Set exercise -> Write out the complete material exactly as it stands.

Collected material ->
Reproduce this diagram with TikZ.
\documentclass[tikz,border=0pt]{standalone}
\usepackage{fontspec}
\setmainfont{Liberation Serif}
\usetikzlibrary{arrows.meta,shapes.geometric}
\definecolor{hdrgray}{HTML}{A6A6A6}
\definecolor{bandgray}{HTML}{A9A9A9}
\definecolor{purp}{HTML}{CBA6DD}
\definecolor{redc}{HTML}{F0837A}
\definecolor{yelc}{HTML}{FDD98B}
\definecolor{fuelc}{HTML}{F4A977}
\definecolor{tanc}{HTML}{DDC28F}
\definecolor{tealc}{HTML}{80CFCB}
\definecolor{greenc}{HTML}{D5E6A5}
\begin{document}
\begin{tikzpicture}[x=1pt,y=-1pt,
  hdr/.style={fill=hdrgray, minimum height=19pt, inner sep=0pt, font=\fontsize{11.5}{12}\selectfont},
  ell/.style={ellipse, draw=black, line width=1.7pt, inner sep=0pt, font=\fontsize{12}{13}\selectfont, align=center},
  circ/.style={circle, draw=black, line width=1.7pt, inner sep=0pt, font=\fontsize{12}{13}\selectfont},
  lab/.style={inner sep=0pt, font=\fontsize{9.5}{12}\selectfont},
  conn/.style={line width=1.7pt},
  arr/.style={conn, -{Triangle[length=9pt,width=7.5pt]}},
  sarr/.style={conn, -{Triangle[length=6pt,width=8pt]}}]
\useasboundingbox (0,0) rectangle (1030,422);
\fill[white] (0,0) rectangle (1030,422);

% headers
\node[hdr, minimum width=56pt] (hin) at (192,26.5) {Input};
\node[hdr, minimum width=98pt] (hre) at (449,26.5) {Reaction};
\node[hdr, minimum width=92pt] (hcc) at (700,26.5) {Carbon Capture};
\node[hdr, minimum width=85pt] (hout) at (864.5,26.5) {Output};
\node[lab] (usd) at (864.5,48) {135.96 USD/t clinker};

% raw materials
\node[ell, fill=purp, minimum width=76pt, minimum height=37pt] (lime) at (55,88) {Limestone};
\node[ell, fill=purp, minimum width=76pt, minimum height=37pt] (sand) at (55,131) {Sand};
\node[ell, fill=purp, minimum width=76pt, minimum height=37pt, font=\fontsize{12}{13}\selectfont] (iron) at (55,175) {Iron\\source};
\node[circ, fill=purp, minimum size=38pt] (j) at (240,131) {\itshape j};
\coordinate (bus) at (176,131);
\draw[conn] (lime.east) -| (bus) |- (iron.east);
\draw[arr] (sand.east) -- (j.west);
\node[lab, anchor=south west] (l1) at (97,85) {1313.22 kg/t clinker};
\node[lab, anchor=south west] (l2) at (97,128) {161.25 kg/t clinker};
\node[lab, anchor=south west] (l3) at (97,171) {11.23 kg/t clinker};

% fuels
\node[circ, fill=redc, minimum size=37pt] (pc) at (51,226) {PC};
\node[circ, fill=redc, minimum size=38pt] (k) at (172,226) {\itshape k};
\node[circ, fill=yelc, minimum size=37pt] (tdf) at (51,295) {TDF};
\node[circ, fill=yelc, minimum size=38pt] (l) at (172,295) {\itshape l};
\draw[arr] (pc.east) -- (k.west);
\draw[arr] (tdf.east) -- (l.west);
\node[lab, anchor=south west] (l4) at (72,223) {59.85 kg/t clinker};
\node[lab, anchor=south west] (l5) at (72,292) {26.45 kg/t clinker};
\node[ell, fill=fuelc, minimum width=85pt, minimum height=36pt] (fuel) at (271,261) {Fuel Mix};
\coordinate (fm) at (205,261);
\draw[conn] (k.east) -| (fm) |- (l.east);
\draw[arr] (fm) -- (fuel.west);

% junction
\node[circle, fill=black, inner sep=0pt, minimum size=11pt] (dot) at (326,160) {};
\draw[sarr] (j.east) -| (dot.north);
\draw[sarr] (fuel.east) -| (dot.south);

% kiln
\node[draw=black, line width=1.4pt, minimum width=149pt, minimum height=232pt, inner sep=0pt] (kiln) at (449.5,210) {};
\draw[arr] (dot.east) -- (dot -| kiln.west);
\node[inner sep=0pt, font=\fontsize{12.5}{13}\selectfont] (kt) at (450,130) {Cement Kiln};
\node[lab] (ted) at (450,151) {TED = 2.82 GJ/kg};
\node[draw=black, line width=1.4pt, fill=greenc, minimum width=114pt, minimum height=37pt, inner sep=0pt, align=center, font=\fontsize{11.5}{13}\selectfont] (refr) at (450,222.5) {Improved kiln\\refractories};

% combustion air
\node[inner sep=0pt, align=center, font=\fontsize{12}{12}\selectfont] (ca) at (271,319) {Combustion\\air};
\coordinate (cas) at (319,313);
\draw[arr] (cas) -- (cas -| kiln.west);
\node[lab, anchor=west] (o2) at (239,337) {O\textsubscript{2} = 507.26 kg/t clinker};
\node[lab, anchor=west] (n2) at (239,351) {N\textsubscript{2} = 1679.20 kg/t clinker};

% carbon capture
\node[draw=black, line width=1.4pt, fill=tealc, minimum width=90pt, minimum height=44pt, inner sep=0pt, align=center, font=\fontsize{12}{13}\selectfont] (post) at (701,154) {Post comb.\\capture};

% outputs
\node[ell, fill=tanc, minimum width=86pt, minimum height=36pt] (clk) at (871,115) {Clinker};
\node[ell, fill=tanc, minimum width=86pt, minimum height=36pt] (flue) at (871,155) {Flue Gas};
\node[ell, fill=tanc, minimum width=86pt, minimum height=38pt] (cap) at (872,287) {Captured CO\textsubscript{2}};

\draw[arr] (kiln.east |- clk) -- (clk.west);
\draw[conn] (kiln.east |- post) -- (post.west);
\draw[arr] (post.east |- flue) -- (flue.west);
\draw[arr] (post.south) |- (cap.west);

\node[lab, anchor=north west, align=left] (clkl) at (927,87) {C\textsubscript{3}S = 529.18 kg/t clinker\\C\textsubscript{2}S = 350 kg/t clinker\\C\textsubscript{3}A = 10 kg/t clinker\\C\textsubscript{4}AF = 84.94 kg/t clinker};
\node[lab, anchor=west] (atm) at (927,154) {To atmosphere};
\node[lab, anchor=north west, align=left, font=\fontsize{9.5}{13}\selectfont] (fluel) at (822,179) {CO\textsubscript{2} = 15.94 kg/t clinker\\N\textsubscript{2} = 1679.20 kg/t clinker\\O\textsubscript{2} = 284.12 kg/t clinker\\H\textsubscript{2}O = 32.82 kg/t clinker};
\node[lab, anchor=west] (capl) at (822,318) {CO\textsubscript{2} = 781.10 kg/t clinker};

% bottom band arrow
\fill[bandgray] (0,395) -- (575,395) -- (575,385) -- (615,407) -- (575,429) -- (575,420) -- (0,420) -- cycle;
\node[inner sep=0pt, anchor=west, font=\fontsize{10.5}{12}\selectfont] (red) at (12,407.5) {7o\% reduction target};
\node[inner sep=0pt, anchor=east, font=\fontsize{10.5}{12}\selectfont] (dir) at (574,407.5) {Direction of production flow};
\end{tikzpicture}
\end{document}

Exercise response ->
Reproduce this diagram with TikZ.
\documentclass[tikz,border=0pt]{standalone}
\usepackage{fontspec}
\setmainfont{Liberation Serif}
\usetikzlibrary{arrows.meta,shapes.geometric}
\definecolor{hdrgray}{HTML}{A6A6A6}
\definecolor{bandgray}{HTML}{A9A9A9}
\definecolor{purp}{HTML}{CBA6DD}
\definecolor{redc}{HTML}{F0837A}
\definecolor{yelc}{HTML}{FDD98B}
\definecolor{fuelc}{HTML}{F4A977}
\definecolor{tanc}{HTML}{DDC28F}
\definecolor{tealc}{HTML}{80CFCB}
\definecolor{greenc}{HTML}{D5E6A5}
\begin{document}
\begin{tikzpicture}[x=1pt,y=-1pt,
  hdr/.style={fill=hdrgray, minimum height=19pt, inner sep=0pt, font=\fontsize{11.5}{12}\selectfont},
  ell/.style={ellipse, draw=black, line width=1.7pt, inner sep=0pt, font=\fontsize{12}{13}\selectfont, align=center},
  circ/.style={circle, draw=black, line width=1.7pt, inner sep=0pt, font=\fontsize{12}{13}\selectfont},
  lab/.style={inner sep=0pt, font=\fontsize{9.5}{12}\selectfont},
  conn/.style={line width=1.7pt},
  arr/.style={conn, -{Triangle[length=9pt,width=7.5pt]}},
  sarr/.style={conn, -{Triangle[length=6pt,width=8pt]}}]
\useasboundingbox (0,0) rectangle (1030,422);
\fill[white] (0,0) rectangle (1030,422);

% headers
\node[hdr, minimum width=56pt] (hin) at (192,26.5) {Input};
\node[hdr, minimum width=98pt] (hre) at (449,26.5) {Reaction};
\node[hdr, minimum width=92pt] (hcc) at (700,26.5) {Carbon Capture};
\node[hdr, minimum width=85pt] (hout) at (864.5,26.5) {Output};
\node[lab] (usd) at (864.5,48) {135.96 USD/t clinker};

% raw materials
\node[ell, fill=purp, minimum width=76pt, minimum height=37pt] (lime) at (55,88) {Limestone};
\node[ell, fill=purp, minimum width=76pt, minimum height=37pt] (sand) at (55,131) {Sand};
\node[ell, fill=purp, minimum width=76pt, minimum height=37pt, font=\fontsize{12}{13}\selectfont] (iron) at (55,175) {Iron\\source};
\node[circ, fill=purp, minimum size=38pt] (j) at (240,131) {\itshape j};
\coordinate (bus) at (176,131);
\draw[conn] (lime.east) -| (bus) |- (iron.east);
\draw[arr] (sand.east) -- (j.west);
\node[lab, anchor=south west] (l1) at (97,85) {1313.22 kg/t clinker};
\node[lab, anchor=south west] (l2) at (97,128) {161.25 kg/t clinker};
\node[lab, anchor=south west] (l3) at (97,171) {11.23 kg/t clinker};

% fuels
\node[circ, fill=redc, minimum size=37pt] (pc) at (51,226) {PC};
\node[circ, fill=redc, minimum size=38pt] (k) at (172,226) {\itshape k};
\node[circ, fill=yelc, minimum size=37pt] (tdf) at (51,295) {TDF};
\node[circ, fill=yelc, minimum size=38pt] (l) at (172,295) {\itshape l};
\draw[arr] (pc.east) -- (k.west);
\draw[arr] (tdf.east) -- (l.west);
\node[lab, anchor=south west] (l4) at (72,223) {59.85 kg/t clinker};
\node[lab, anchor=south west] (l5) at (72,292) {26.45 kg/t clinker};
\node[ell, fill=fuelc, minimum width=85pt, minimum height=36pt] (fuel) at (271,261) {Fuel Mix};
\coordinate (fm) at (205,261);
\draw[conn] (k.east) -| (fm) |- (l.east);
\draw[arr] (fm) -- (fuel.west);

% junction
\node[circle, fill=black, inner sep=0pt, minimum size=11pt] (dot) at (326,160) {};
\draw[sarr] (j.east) -| (dot.north);
\draw[sarr] (fuel.east) -| (dot.south);

% kiln
\node[draw=black, line width=1.4pt, minimum width=149pt, minimum height=232pt, inner sep=0pt] (kiln) at (449.5,210) {};
\draw[arr] (dot.east) -- (dot -| kiln.west);
\node[inner sep=0pt, font=\fontsize{12.5}{13}\selectfont] (kt) at (450,130) {Cement Kiln};
\node[lab] (ted) at (450,151) {TED = 2.82 GJ/kg};
\node[draw=black, line width=1.4pt, fill=greenc, minimum width=114pt, minimum height=37pt, inner sep=0pt, align=center, font=\fontsize{11.5}{13}\selectfont] (refr) at (450,222.5) {Improved kiln\\refractories};

% combustion air
\node[inner sep=0pt, align=center, font=\fontsize{12}{12}\selectfont] (ca) at (271,319) {Combustion\\air};
\coordinate (cas) at (319,313);
\draw[arr] (cas) -- (cas -| kiln.west);
\node[lab, anchor=west] (o2) at (239,337) {O\textsubscript{2} = 507.26 kg/t clinker};
\node[lab, anchor=west] (n2) at (239,351) {N\textsubscript{2} = 1679.20 kg/t clinker};

% carbon capture
\node[draw=black, line width=1.4pt, fill=tealc, minimum width=90pt, minimum height=44pt, inner sep=0pt, align=center, font=\fontsize{12}{13}\selectfont] (post) at (701,154) {Post comb.\\capture};

% outputs
\node[ell, fill=tanc, minimum width=86pt, minimum height=36pt] (clk) at (871,115) {Clinker};
\node[ell, fill=tanc, minimum width=86pt, minimum height=36pt] (flue) at (871,155) {Flue Gas};
\node[ell, fill=tanc, minimum width=86pt, minimum height=38pt] (cap) at (872,287) {Captured CO\textsubscript{2}};

\draw[arr] (kiln.east |- clk) -- (clk.west);
\draw[conn] (kiln.east |- post) -- (post.west);
\draw[arr] (post.east |- flue) -- (flue.west);
\draw[arr] (post.south) |- (cap.west);

\node[lab, anchor=north west, align=left] (clkl) at (927,87) {C\textsubscript{3}S = 529.18 kg/t clinker\\C\textsubscript{2}S = 350 kg/t clinker\\C\textsubscript{3}A = 10 kg/t clinker\\C\textsubscript{4}AF = 84.94 kg/t clinker};
\node[lab, anchor=west] (atm) at (927,154) {To atmosphere};
\node[lab, anchor=north west, align=left, font=\fontsize{9.5}{13}\selectfont] (fluel) at (822,179) {CO\textsubscript{2} = 15.94 kg/t clinker\\N\textsubscript{2} = 1679.20 kg/t clinker\\O\textsubscript{2} = 284.12 kg/t clinker\\H\textsubscript{2}O = 32.82 kg/t clinker};
\node[lab, anchor=west] (capl) at (822,318) {CO\textsubscript{2} = 781.10 kg/t clinker};

% bottom band arrow
\fill[bandgray] (0,395) -- (575,395) -- (575,385) -- (615,407) -- (575,429) -- (575,420) -- (0,420) -- cycle;
\node[inner sep=0pt, anchor=west, font=\fontsize{10.5}{12}\selectfont] (red) at (12,407.5) {7o\% reduction target};
\node[inner sep=0pt, anchor=east, font=\fontsize{10.5}{12}\selectfont] (dir) at (574,407.5) {Direction of production flow};
\end{tikzpicture}
\end{document}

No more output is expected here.